Financial and economic journalism

September 16, 2003  |  Edward Tufte
21 Comment(s)

Explanations of daily changes in aggregate stock market indices are among the most ridiculous, speculative, and uncertain causal inferences made by journalists (other than that women tennis players, and only women tennis players, lose because they choke under pressure).

How do journalists know that a videotape appearance by OBL induced a swing of 00 points in a 500-stock index? To what trades did that explanation apply and to what degree? Can the journalist provide even one example of a trade for which that was the case? (“Yes, Lou, I moved out of IBM and into soybean futures this morning because I saw OBL take a walk on videotape.”) More that one example? Enough examples to explain the aggregate change?
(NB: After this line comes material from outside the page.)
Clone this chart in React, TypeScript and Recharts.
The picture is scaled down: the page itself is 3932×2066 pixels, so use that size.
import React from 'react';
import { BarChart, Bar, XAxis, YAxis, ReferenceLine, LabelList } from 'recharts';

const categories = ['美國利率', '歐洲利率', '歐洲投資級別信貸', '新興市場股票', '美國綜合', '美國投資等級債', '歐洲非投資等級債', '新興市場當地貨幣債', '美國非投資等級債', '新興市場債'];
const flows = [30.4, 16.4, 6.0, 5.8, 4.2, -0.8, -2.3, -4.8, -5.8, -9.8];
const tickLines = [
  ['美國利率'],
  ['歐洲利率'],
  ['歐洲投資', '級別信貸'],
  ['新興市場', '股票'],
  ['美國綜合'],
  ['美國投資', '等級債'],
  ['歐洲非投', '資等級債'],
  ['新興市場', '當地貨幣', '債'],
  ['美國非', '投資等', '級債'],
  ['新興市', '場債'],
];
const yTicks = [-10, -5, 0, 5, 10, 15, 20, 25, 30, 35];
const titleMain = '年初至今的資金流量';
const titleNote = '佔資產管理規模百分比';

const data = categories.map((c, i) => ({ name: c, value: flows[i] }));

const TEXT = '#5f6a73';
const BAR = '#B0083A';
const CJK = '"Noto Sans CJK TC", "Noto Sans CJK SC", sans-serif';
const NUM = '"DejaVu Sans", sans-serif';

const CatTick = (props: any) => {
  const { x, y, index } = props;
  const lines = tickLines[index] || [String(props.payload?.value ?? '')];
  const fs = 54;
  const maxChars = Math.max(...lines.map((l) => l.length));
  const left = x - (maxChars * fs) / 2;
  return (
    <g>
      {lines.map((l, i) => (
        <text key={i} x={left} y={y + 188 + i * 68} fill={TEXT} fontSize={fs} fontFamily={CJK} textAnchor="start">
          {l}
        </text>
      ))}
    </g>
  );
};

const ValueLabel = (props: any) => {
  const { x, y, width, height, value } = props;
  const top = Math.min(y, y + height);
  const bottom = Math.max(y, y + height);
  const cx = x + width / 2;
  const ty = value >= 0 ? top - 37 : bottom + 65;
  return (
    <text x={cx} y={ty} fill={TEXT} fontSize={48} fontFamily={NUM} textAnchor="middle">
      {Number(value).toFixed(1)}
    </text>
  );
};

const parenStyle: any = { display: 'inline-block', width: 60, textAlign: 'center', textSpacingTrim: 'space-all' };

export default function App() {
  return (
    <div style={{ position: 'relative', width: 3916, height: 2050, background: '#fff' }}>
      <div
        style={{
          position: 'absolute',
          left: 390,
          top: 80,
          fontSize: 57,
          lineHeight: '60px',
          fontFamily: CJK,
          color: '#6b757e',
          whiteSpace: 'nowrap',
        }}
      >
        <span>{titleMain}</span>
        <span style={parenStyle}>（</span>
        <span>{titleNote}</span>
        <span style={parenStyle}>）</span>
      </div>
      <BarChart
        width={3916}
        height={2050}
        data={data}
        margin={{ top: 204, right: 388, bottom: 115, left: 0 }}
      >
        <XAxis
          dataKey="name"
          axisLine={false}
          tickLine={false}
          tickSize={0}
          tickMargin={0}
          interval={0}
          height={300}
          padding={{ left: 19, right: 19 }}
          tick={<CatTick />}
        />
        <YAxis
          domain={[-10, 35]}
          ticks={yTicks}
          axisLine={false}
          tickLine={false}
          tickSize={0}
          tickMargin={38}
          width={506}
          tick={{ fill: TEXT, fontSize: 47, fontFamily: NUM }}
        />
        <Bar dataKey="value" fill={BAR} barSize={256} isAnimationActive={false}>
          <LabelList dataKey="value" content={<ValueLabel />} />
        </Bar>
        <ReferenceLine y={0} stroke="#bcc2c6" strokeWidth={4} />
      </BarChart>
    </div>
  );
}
Compared to other reasons and strategies for buying and selling that day?

And financial journalists make these unsupported inferences every day the market is open.

The inference mixes levels of analysis: a few grand macro-events are mobilized to explain the aggregate result of thousands of different trading strategies, many of which are utterly indifferent to the events of that day. Many trades might well have been decided long before the news events of the immediate day. This method of explanation resembles astrology: macro-level astronomical events are used to explain and predict micro-level outcomes.
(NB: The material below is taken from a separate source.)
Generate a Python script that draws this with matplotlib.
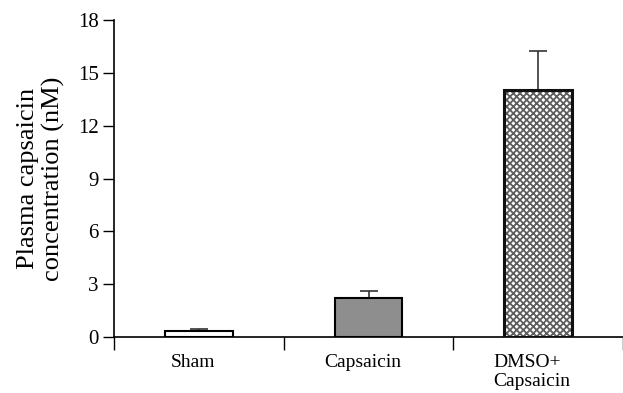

Note also that the effect is assumed to be a unique, single-day effect; and then the next day, some other news again produces a one-day effect. Just because financial journalists operate on one-day cycles does not mean that what they are trying to explain operates that way. A common error in analysis of evidence about human behavior is to assume that people think the same way the analyst, thinks. (This error also occurs in the analysis of surveys and polling data–as the analyst acts as if people are reasoning about politics as the analyst reasons about politics. Usually the error takes the form that the political belief systems of voters have the same coherence as the political beliefs systems of elites, an error exposed long ago by Philip Converse.)

There may be a self-fulfilling effect in partial operation here; journalism’s theory becomes a strategy applied by traders as they try to guess the day’s price moves. That is, the Keynes beauty contest analogy: not identifying the most beautiful but rather the one that will be thought to be the most beautiful. Many traders do watch the news flow to make the beauty contest guess. How many trades are based on that logic?
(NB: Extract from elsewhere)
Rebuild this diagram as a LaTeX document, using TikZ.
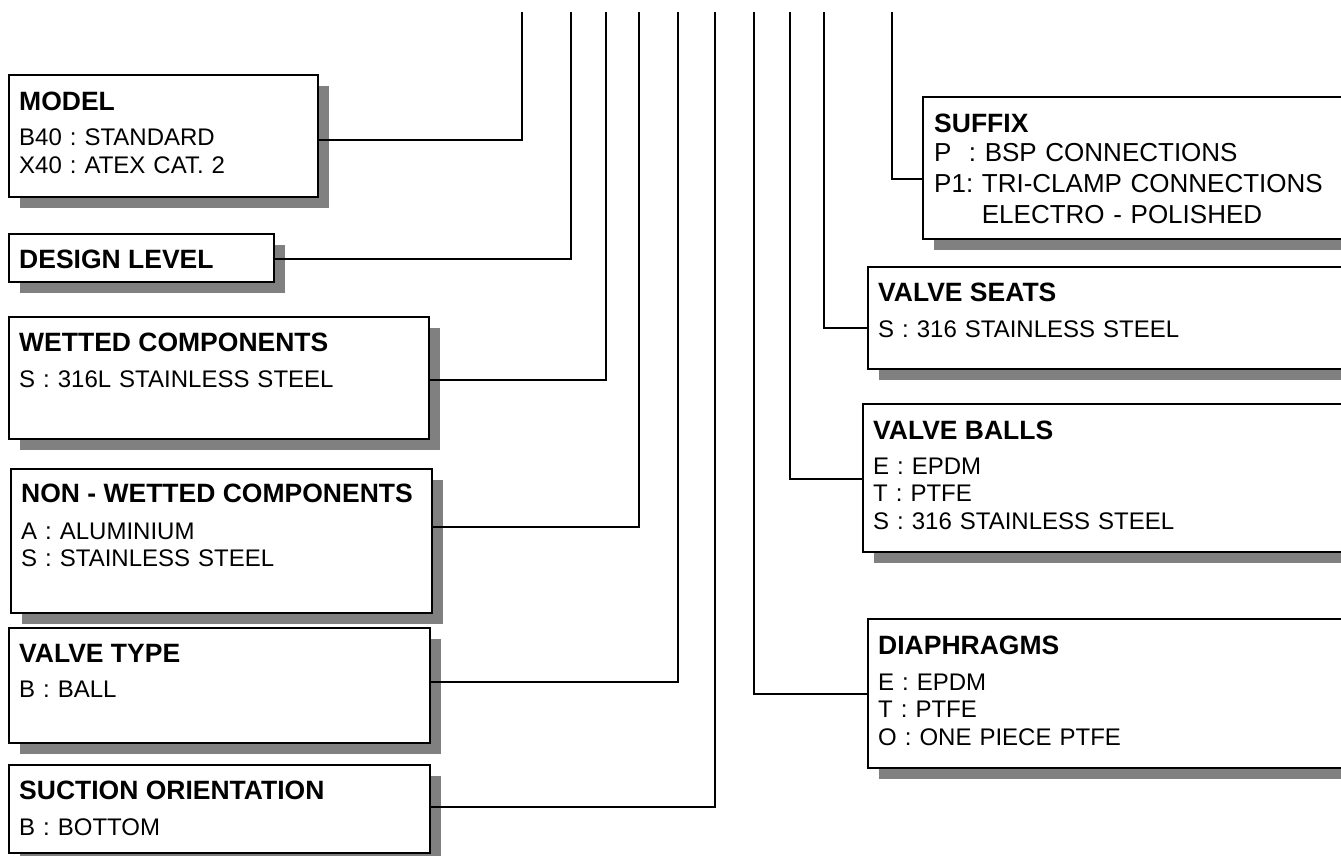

Editors should ask about every such inference: “How does the reporter know that this is the case?” And then publish the inference only if there is some kind of external evidence supporting the causal inference. The New York Times and The Wall Journal do not report the inferences of astrologers, so why these inferences?

These pseudo-explanations represent lazy journalism; the reporter looks at a few indices and at a few leading news stories on the computer screen–and then makes a grand causal inference. At times, this method provides an easy but false integration of the world news with the financial news of the day. When, and under what conditions, is idea that “news drives markets” true?

At a micro-level, this method of inference certainly has some leverage: a particular stock goes up or down in response to the day’s news about that particular stock. But it is a fallacy to extend routinely and automatically that method of explanation to performances of aggregate indices.

Here is a discussion of “Single Factor Analysis

Topics: 3-Star Threads, E.T.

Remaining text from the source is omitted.